--- Begin Information supplied ---

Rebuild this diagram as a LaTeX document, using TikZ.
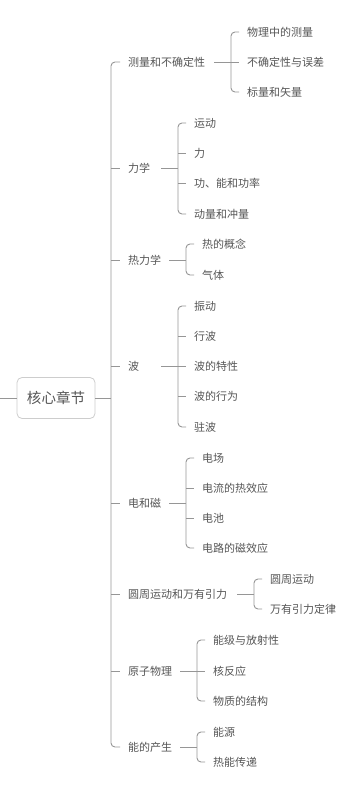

--- End Information supplied ---
--- Begin Information supplied ---

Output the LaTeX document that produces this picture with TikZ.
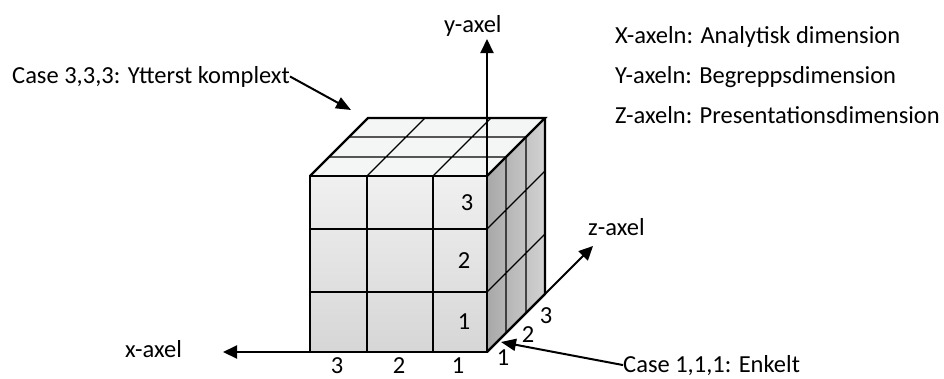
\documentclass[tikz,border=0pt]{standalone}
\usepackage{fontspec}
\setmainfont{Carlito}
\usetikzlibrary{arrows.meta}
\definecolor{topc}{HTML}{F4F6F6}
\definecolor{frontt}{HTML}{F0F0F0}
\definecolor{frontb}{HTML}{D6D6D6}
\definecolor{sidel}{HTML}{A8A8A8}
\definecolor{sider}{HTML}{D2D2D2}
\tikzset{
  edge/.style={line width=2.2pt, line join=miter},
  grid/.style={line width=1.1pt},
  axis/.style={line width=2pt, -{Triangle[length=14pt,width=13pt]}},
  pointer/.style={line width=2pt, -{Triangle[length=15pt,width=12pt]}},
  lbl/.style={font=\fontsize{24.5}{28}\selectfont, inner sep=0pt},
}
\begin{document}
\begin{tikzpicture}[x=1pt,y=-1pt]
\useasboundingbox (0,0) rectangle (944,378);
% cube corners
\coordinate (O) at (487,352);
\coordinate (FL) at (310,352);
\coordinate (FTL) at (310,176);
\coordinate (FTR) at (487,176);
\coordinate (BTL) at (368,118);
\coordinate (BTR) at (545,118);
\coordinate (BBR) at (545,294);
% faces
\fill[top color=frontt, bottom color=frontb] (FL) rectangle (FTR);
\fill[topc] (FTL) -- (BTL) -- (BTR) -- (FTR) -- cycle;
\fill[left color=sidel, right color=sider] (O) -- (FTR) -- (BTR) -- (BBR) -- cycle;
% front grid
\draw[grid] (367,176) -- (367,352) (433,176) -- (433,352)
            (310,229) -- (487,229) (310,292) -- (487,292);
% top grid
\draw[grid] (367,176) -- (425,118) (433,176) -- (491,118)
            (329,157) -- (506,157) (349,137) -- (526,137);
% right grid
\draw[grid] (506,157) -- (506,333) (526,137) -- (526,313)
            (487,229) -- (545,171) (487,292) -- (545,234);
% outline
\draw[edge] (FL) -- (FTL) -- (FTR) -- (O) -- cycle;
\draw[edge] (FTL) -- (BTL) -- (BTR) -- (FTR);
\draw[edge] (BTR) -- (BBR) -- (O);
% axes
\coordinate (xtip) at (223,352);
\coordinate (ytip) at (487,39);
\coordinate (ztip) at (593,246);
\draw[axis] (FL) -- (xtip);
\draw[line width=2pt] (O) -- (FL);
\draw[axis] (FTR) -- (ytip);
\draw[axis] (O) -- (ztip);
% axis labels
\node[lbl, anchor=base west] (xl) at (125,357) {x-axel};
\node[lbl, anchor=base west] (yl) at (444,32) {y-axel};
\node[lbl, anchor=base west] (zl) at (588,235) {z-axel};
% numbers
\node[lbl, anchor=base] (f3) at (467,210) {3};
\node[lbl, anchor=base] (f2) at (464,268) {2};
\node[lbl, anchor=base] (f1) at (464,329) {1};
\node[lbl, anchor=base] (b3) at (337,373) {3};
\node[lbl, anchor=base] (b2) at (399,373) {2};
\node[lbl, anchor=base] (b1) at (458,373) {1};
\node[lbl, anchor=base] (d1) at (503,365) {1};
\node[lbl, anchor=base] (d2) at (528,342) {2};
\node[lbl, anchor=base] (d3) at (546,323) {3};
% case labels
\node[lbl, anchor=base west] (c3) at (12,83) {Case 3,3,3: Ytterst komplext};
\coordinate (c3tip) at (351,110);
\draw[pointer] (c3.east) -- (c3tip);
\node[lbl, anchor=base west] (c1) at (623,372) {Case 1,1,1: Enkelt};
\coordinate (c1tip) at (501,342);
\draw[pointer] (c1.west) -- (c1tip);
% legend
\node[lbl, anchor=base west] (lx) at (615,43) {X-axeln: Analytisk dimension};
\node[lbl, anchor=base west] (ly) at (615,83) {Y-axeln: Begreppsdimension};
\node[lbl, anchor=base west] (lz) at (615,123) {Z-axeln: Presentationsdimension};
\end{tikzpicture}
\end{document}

--- End Information supplied ---

## Exercise goal
Which lines contain "this"? Copy each of them.

## Complete response
Rebuild this diagram as a LaTeX document, using TikZ.
Output the LaTeX document that produces this picture with TikZ.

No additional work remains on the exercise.